There aren’t many directors who have as much control over the canvas as David Fincher does. Of course, the main thrust of Dragon Tattoo is its heroine, Lisbeth Salander, a woman whose been mistreated by men her entire life becomes a survivor. Because she is still sexual, because that sex bends back and forth between men and women it seems to have made some critics uncomfortable. I even heard someone mention sexism on Twitter. Of all the things to talk about with Dragon Tattoo I never thought anyone would go there. But go they did. Yes, let’s please always have female characters that check off a list of what they are and aren’t supposed to be because you know, if there’s one thing 2011 needs more of it’s films about men! Men, it seems, are the only people who are allowed to play a wide variety of characters in film. Women and minorities — well, you better be PC because otherwise, watch out. Yes, by all means let’s dismiss any unique characters and successful films with women and minorities because they don’t fit into our ideas of what they SHOULD be. Nothing makes my blood boil more, frankly. Dragon Tattoo is easily one of the best films of the year — it’s an adult film, finally, in a sea of films aimed at younger audiences. And for me, it was like a midnight ride bareback, wind whipping past me, not knowing what’s coming next. And then when I go back looking for the intricacy I know Fincher laid out, it’s there. Frame by frame, it’s there. But I always knew people would mostly have their knives sharpened for Fincher coming off of a year like last. I also figured they’d be made mighty uncomfortable by such a threatening female character. I don’t think Fincher would have made the film otherwise. This movie is a tribute to her.

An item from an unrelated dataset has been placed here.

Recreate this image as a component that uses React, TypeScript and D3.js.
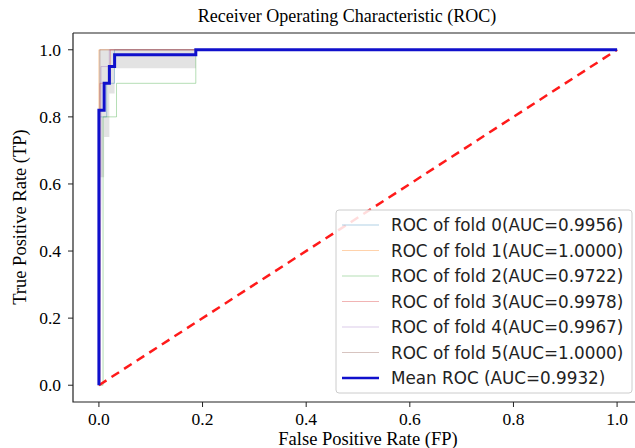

When I look back on 2011, how it all started so hopefully in Cannes, and continued through the festival circuit and now to the ugliest part of the year, the unforgiving, most hideous awards race where we must judge films by things they should never be judged by, where we let a few people to a few hundred thousand people decide what should be called best of the year. And as we all catalog them and place them and rank them — each of knows, because we’ve been here before, what happens during the awards race STAYS in the awards race. It rarely escapes, up to and including all of the years to come when films have nothing to live up to except how wonderfully they play. It’s been a great year for filmmakers all over the world. Whatever film wins Best Picture this year it’s going to be a great movie. They are all great, aren’t they? — beautiful visions, delightful declarations of feeling and inspiration this year, in these films.